In our comparison, the Netherlands, Ireland and the UK can be typified as having dynamic systems and Belgium and Germany as more static systems. However, rather than a crude division of the countries according to two categories it is better to see the first three countries at one end of a dynamic/static spectrum and the remaining two at the other end. In the more dynamic countries the impact of the crisis on house prices, production and transactions was more marked than in the countries with more static systems. The policy responses by governments accordingly differed between the countries. We have made a distinction between policy responses that have focused on financial institutions and those that have focused on housing demand and output. Our main concern has been to emphasise the variations in the housing-specific responses. Whilst there were few housing (as opposed to financial market) measures in Belgium and Germany there were significant sets of housing policy responses in the other three countries. These measures were aimed at reducing the risk of mortgage default, boosting the demand for housing and assisting the construction industry. We have further shown that the differences between the countries are linked to the (built-in) stabilising factors in each country. These stabilisers relate to the operation of mortgage markets, government support for mortgage markets, the size of the home ownership sector relative to the rented sector and the support provided for tenants.

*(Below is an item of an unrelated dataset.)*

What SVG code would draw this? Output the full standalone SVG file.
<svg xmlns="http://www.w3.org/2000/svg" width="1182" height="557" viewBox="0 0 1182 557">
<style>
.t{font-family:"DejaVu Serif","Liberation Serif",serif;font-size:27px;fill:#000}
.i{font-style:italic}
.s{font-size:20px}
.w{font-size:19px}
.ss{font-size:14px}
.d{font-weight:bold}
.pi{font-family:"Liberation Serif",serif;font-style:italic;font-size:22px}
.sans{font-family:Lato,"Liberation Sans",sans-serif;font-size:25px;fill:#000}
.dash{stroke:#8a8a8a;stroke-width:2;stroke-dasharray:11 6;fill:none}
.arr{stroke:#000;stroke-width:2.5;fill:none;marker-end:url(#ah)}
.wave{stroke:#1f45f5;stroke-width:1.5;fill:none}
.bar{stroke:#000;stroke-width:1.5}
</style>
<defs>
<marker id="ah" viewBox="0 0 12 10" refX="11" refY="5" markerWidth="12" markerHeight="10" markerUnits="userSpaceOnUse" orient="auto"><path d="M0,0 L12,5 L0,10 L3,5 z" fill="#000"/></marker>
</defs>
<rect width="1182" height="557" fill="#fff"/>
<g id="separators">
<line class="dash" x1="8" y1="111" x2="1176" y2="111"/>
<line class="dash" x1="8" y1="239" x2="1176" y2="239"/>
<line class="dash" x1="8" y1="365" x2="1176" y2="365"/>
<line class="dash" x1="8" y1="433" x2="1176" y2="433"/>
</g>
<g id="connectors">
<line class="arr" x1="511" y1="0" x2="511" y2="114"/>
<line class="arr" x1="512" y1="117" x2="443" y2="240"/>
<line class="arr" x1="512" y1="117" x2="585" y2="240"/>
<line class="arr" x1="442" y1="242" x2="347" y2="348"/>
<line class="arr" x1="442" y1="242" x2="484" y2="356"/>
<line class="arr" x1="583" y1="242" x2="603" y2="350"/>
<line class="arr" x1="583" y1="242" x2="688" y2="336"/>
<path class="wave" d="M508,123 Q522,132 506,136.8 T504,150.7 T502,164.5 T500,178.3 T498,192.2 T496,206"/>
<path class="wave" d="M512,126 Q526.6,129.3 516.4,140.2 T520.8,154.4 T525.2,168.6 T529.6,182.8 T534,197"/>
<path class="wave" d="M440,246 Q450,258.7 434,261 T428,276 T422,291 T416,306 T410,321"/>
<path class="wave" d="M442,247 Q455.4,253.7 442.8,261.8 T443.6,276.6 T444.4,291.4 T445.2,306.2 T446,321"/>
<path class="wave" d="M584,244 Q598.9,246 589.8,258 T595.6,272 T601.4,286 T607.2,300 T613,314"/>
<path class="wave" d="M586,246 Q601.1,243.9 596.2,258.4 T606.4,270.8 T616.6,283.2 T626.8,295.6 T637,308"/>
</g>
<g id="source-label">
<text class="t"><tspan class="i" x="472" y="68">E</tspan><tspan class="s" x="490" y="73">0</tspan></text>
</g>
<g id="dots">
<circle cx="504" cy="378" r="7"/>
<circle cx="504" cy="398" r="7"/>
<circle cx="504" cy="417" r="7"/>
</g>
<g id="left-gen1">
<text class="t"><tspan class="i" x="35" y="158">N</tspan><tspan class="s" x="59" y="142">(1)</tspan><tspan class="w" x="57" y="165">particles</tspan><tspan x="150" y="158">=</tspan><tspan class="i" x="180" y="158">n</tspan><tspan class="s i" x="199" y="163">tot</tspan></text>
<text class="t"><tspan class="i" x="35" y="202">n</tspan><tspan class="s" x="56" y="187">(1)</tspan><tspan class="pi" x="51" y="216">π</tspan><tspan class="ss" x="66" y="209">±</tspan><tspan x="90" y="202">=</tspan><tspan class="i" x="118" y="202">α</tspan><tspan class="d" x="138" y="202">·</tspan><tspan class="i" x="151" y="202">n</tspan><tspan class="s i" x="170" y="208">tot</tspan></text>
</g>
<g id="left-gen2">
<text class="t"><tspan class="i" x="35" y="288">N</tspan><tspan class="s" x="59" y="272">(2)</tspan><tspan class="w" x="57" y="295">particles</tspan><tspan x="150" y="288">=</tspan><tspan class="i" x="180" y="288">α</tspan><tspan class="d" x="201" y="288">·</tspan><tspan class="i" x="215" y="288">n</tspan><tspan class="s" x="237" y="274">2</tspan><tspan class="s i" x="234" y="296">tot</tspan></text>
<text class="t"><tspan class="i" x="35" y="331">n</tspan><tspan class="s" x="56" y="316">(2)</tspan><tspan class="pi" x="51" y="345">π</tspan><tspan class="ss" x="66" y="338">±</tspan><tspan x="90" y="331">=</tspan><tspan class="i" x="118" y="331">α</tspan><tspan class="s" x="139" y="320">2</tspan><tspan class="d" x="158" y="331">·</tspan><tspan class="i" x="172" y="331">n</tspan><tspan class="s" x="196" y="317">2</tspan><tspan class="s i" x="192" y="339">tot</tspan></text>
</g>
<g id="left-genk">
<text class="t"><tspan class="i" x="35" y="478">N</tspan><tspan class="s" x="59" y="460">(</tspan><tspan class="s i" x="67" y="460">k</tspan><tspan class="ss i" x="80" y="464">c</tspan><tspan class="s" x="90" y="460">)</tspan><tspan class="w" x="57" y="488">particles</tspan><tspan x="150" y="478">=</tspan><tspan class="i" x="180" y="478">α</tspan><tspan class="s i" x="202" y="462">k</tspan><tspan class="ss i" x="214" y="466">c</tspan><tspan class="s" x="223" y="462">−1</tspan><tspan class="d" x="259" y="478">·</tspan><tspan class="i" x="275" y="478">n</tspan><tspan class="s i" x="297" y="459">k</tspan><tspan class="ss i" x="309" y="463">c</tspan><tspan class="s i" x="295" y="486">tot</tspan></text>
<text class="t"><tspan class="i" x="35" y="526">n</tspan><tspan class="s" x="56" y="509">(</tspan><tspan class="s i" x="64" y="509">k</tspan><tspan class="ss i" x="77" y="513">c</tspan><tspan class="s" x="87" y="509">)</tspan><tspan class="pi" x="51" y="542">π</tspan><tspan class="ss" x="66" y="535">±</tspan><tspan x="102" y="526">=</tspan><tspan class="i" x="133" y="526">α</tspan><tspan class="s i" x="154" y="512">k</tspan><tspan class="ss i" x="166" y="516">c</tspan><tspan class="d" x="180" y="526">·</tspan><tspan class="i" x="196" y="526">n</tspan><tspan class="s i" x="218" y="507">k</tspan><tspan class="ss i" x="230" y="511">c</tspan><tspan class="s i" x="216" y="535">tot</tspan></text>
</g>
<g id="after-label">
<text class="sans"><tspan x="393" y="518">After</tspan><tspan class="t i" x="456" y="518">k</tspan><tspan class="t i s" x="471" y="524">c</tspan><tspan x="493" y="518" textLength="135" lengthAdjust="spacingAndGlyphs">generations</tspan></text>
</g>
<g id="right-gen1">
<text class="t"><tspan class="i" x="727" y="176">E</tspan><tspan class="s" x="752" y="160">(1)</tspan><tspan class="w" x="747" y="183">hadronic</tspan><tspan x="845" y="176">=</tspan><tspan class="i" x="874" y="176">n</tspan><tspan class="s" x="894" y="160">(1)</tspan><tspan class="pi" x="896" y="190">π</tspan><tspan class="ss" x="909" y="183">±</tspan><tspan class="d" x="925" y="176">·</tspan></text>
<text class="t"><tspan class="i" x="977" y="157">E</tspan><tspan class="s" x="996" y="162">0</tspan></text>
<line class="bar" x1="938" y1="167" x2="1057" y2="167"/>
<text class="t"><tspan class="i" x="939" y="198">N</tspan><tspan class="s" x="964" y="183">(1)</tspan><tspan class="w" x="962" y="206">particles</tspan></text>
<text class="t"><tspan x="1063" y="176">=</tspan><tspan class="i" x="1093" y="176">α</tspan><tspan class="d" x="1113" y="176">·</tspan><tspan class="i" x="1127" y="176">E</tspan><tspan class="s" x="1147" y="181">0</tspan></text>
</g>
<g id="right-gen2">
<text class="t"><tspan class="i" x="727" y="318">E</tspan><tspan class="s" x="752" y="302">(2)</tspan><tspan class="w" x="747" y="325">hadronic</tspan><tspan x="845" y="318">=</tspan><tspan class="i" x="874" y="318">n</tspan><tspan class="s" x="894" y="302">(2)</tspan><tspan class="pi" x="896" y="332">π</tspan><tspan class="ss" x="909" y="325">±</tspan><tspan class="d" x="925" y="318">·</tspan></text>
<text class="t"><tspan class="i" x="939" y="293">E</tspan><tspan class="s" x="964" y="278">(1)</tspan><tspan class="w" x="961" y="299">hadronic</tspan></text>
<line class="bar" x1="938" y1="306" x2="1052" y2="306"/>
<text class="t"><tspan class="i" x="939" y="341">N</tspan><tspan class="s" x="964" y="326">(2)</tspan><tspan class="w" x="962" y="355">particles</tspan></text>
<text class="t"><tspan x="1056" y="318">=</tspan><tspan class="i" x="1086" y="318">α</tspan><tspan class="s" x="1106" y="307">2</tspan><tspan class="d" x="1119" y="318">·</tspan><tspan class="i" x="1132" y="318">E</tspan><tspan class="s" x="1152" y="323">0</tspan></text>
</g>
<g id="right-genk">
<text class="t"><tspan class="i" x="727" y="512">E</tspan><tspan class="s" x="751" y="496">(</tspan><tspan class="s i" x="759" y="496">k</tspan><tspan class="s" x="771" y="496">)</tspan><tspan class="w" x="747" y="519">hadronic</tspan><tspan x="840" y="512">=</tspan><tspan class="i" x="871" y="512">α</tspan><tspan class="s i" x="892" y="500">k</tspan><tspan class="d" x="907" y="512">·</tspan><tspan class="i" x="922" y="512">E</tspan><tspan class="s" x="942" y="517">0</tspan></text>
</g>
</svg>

The extent to which the housing market has been affected by the crisis appears to be in line with our assumptions about the sensitivity of the different housing systems: dynamic markets are more sensitive than static markets. The effects of the crisis on the owner-occupied market are strongest in Ireland, followed by England. In these countries the fall in house prices and transactions of existing and new dwellings was largest. These countries have limited stabilising factors through government policy or via the financing industry. Moreover, new dwellings are built speculatively and in Ireland this is combined with relatively light planning restrictions. With regard to the other three countries it seems that the Dutch market for new dwellings has been hardest hit, while in Germany the prices of existing dwellings show a relatively strong decline. This house price decline in Germany is partly a result of the housing surpluses that existed before the crisis in many parts of the country. The fact that the Dutch housing market has been less hit than the English and Irish may be attributed to the many stabilising factors in the Dutch housing market. The Belgian (Flanders) housing market, a clear example of a static owner-occupied market, seems to experience the least trouble from the economic crisis.

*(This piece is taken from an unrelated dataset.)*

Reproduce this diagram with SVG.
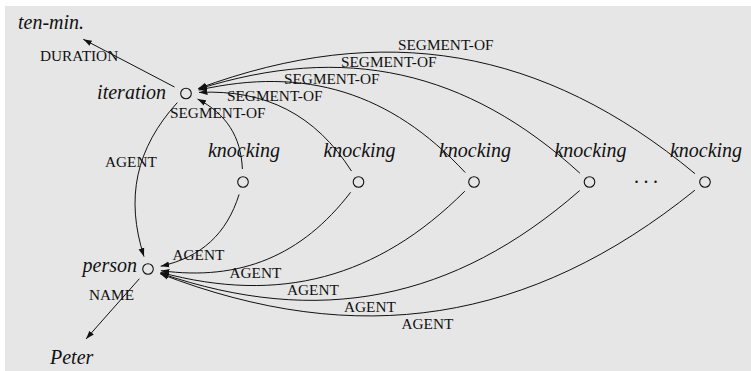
<svg xmlns="http://www.w3.org/2000/svg" width="751" height="371" viewBox="0 0 751 371">
<defs>
<style>
.nl{font-family:"Liberation Serif","Times New Roman",serif;font-style:italic;font-size:20px;fill:#111}
.el{font-family:"Liberation Serif","Times New Roman",serif;font-size:15.3px;fill:#111}
.node circle{fill:none;stroke:#111;stroke-width:1.1}
.edge{fill:none;stroke:#111;stroke-width:1;marker-end:url(#arr)}
</style>
<marker id="arr" markerUnits="userSpaceOnUse" viewBox="0 0 9 7" refX="8.5" refY="3.5" markerWidth="9" markerHeight="7" orient="auto">
<path d="M0,0.6 L8.5,3.5 L0,6.4 Z" fill="#111"/>
</marker>
</defs>
<rect x="5" y="6" width="746" height="365" fill="#e6e6e6"/>

<g id="connectors">
<path class="edge" d="M174.5,87 L83.3,39.3"/>
<path class="edge" d="M139.4,278.7 L86,339"/>
<path class="edge" d="M177.3,102.6 C135.9,148.3 125.1,197.9 144,256.6"/>
<path class="edge" d="M242.4,169 C240.9,136.4 226.4,114 197.5,99"/>
<path class="edge" d="M351.5,171.1 C315.4,114.7 265.9,89.3 199,92.4"/>
<path class="edge" d="M465.2,172.5 C390.9,92.4 305.2,65.9 198.7,90.1"/>
<path class="edge" d="M579.9,173.2 C466.9,69.9 344.3,42.9 198.4,89.1"/>
<path class="edge" d="M695,173.7 C543.3,47.6 383.3,20.2 198.2,88.5"/>
<path class="edge" d="M239.1,194.4 C226.6,234.1 201.3,257.2 160.7,266.2"/>
<path class="edge" d="M350.6,192.3 C301.8,255.9 240.4,281.2 160.9,270.7"/>
<path class="edge" d="M464.8,191.2 C377.5,278.3 279.6,304.4 160.55,272.4"/>
<path class="edge" d="M579.7,190.55 C453.5,300.8 318.9,327.4 160.3,273.2"/>
<path class="edge" d="M694.9,190.2 C530,323.2 357.8,350.1 160.1,273.7"/>
<text class="el" x="40" y="61">DURATION</text>
<text class="el" x="89" y="300">NAME</text>
<text class="el" x="105" y="166.5">AGENT</text>
<text class="el" x="170" y="118">SEGMENT-OF</text>
<text class="el" x="227" y="101">SEGMENT-OF</text>
<text class="el" x="284" y="84">SEGMENT-OF</text>
<text class="el" x="341" y="67">SEGMENT-OF</text>
<text class="el" x="398" y="50">SEGMENT-OF</text>
<text class="el" x="172.5" y="260">AGENT</text>
<text class="el" x="229.5" y="278">AGENT</text>
<text class="el" x="287" y="295">AGENT</text>
<text class="el" x="344" y="312">AGENT</text>
<text class="el" x="401.5" y="329">AGENT</text>
</g>

<g id="ten-min" class="node"><text class="nl" x="18" y="29">ten-min.</text></g>
<g id="iteration" class="node"><circle cx="186" cy="93.5" r="5.3"/><text class="nl" x="166" y="99" text-anchor="end">iteration</text></g>
<g id="person" class="node"><circle cx="148" cy="269" r="5.3"/><text class="nl" x="137" y="272" text-anchor="end">person</text></g>
<g id="peter" class="node"><text class="nl" x="50" y="363.5">Peter</text></g>
<g id="knocking1" class="node"><circle cx="243" cy="182" r="5.3"/><text class="nl" x="244" y="156.5" text-anchor="middle">knocking</text></g>
<g id="knocking2" class="node"><circle cx="358.5" cy="182" r="5.3"/><text class="nl" x="359.5" y="156.5" text-anchor="middle">knocking</text></g>
<g id="knocking3" class="node"><circle cx="474" cy="182" r="5.3"/><text class="nl" x="475" y="156.5" text-anchor="middle">knocking</text></g>
<g id="knocking4" class="node"><circle cx="589.5" cy="182" r="5.3"/><text class="nl" x="590.5" y="156.5" text-anchor="middle">knocking</text></g>
<g id="knocking5" class="node"><circle cx="705" cy="182" r="5.3"/><text class="nl" x="706" y="156.5" text-anchor="middle">knocking</text></g>
<g id="dots" class="node"><text class="nl" x="634.6" y="183" letter-spacing="4.4">...</text></g>
</svg>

However, the extent to which the general economies of the five nations have been affected by the crisis seems to follow the same pattern. Countries that have been severely affected are also confronted with the largest problems on the housing market. It is not always possible to establish to what extent developments on the housing market are influenced by structures of the housing system and the stabilising factors. The question remains whether the large problems on the Irish and English housing markets are a result of the structure of the housing system or whether these are a result of the stronger impact of the economic crisis in general. Possibly there is a relation between the general economic structure and the housing market structure which would result in a process where a nation that is highly sensitive to the general economic climate also has a housing system structure that is sensitive to the economic climate.

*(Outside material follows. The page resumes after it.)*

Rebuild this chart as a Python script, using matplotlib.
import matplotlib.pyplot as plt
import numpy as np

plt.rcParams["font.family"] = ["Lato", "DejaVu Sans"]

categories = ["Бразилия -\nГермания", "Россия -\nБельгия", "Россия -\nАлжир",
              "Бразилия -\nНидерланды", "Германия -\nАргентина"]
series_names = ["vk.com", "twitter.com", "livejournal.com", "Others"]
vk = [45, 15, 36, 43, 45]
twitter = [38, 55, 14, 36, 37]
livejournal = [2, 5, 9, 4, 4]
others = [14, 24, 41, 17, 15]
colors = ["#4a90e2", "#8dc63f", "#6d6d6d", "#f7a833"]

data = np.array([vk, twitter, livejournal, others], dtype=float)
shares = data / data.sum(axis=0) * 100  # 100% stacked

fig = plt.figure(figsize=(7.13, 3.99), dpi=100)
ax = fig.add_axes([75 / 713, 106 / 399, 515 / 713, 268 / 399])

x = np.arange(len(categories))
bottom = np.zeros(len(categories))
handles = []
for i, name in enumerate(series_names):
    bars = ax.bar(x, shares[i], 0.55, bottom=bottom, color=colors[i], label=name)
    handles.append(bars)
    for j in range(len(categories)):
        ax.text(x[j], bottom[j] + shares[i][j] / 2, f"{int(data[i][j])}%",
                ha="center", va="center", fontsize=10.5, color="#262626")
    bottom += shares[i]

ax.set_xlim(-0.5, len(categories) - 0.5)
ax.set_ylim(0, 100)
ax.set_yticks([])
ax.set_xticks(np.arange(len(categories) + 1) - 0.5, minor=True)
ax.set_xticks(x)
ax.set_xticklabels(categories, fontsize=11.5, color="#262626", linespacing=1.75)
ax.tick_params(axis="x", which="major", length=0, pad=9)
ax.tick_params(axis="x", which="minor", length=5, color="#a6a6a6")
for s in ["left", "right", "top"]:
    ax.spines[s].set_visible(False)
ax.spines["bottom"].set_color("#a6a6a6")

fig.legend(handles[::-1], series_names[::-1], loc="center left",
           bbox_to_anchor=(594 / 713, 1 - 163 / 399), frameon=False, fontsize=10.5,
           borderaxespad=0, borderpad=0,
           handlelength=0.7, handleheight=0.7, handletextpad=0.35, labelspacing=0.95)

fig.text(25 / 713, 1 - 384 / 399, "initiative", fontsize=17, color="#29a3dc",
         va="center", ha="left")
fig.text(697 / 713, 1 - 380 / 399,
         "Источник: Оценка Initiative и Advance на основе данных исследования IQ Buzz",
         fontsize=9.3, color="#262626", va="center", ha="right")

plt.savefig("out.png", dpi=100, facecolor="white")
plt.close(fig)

Making a distinction between static and dynamic housing systems provides a new and fruitful way to classify housing systems and explain why the international financial crisis had different impacts in different countries. This perspective is most usefully viewed as complementary, rather than as an alternative, to the sets of explanations that arise from economic theories that seek to understand differences in housing market volatility as a consequence of varying determinants and varying levels of housing demand and supply-side inelasticity.